» EXERCISE PROMPT
Please transcribe the data below exactly. Leave the pictures out.
++++ PROVIDED DATA ++++
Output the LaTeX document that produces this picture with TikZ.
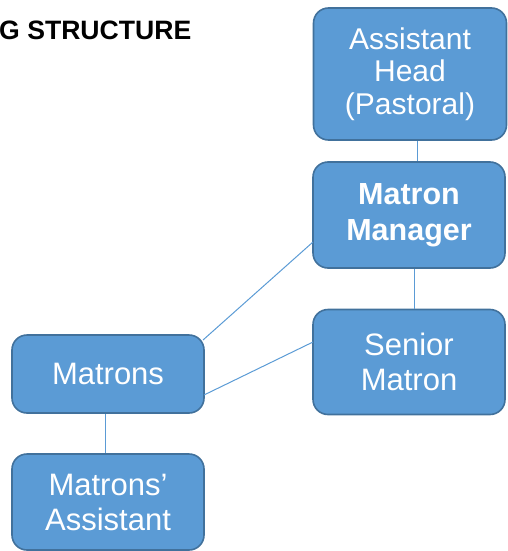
\documentclass[tikz,border=0pt]{standalone}
\usepackage{fontspec}
\setmainfont{Liberation Sans}
\definecolor{boxfill}{HTML}{5B9BD5}
\definecolor{boxdraw}{HTML}{41719C}
\definecolor{linkc}{HTML}{5B9BD5}
\begin{document}
\begin{tikzpicture}[x=1pt,y=-1pt,
  orgbox/.style={draw=boxdraw,line width=1.6pt,fill=boxfill,rounded corners=15pt,
    text=white,align=center,inner sep=0pt,
    font=\fontsize{31}{35}\selectfont},
  link/.style={draw=linkc,line width=1pt}]
\useasboundingbox (0,0) rectangle (507,551);
\node[anchor=base west,inner sep=0pt,font=\fontsize{26.6}{28}\selectfont\bfseries] (title) at (-1,40) {G STRUCTURE};
\node[orgbox,minimum width=193pt,minimum height=132pt,font=\fontsize{30}{32.5}\selectfont] (ah) at (410,74) {Assistant\\Head\\(Pastoral)};
\node[orgbox,minimum width=192pt,minimum height=106pt,font=\fontsize{30.5}{36}\selectfont\bfseries] (mm) at (409,215) {Matron\\Manager};
\node[orgbox,minimum width=192pt,minimum height=105pt] (sm) at (409,362) {Senior\\Matron};
\node[orgbox,minimum width=192pt,minimum height=78pt] (ma) at (108,374) {Matrons};
\node[orgbox,minimum width=192pt,minimum height=96pt] (mas) at (108,502) {Matrons’\\Assistant};
\coordinate (mmL) at (313,242);
\coordinate (mtTR) at (203,340);
\coordinate (smL) at (313,342);
\coordinate (mtR) at (204,395);
\draw[link] ([xshift=7pt]ah.south) -- ([xshift=8pt]mm.north);
\draw[link] ([xshift=5pt]mm.south) -- ([xshift=5pt]sm.north);
\draw[link] (mmL) -- (mtTR);
\draw[link] (smL) -- (mtR);
\draw[link] ([xshift=-3pt]ma.south) -- ([xshift=-3pt]mas.north);
\end{tikzpicture}
\end{document}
++++
» WORKED SOLUTION
Output the LaTeX document that produces this picture with TikZ.
\documentclass[tikz,border=0pt]{standalone}
\usepackage{fontspec}
\setmainfont{Liberation Sans}
\definecolor{boxfill}{HTML}{5B9BD5}
\definecolor{boxdraw}{HTML}{41719C}
\definecolor{linkc}{HTML}{5B9BD5}
\begin{document}
\begin{tikzpicture}[x=1pt,y=-1pt,
  orgbox/.style={draw=boxdraw,line width=1.6pt,fill=boxfill,rounded corners=15pt,
    text=white,align=center,inner sep=0pt,
    font=\fontsize{31}{35}\selectfont},
  link/.style={draw=linkc,line width=1pt}]
\useasboundingbox (0,0) rectangle (507,551);
\node[anchor=base west,inner sep=0pt,font=\fontsize{26.6}{28}\selectfont\bfseries] (title) at (-1,40) {G STRUCTURE};
\node[orgbox,minimum width=193pt,minimum height=132pt,font=\fontsize{30}{32.5}\selectfont] (ah) at (410,74) {Assistant\\Head\\(Pastoral)};
\node[orgbox,minimum width=192pt,minimum height=106pt,font=\fontsize{30.5}{36}\selectfont\bfseries] (mm) at (409,215) {Matron\\Manager};
\node[orgbox,minimum width=192pt,minimum height=105pt] (sm) at (409,362) {Senior\\Matron};
\node[orgbox,minimum width=192pt,minimum height=78pt] (ma) at (108,374) {Matrons};
\node[orgbox,minimum width=192pt,minimum height=96pt] (mas) at (108,502) {Matrons’\\Assistant};
\coordinate (mmL) at (313,242);
\coordinate (mtTR) at (203,340);
\coordinate (smL) at (313,342);
\coordinate (mtR) at (204,395);
\draw[link] ([xshift=7pt]ah.south) -- ([xshift=8pt]mm.north);
\draw[link] ([xshift=5pt]mm.south) -- ([xshift=5pt]sm.north);
\draw[link] (mmL) -- (mtTR);
\draw[link] (smL) -- (mtR);
\draw[link] ([xshift=-3pt]ma.south) -- ([xshift=-3pt]mas.north);
\end{tikzpicture}
\end{document}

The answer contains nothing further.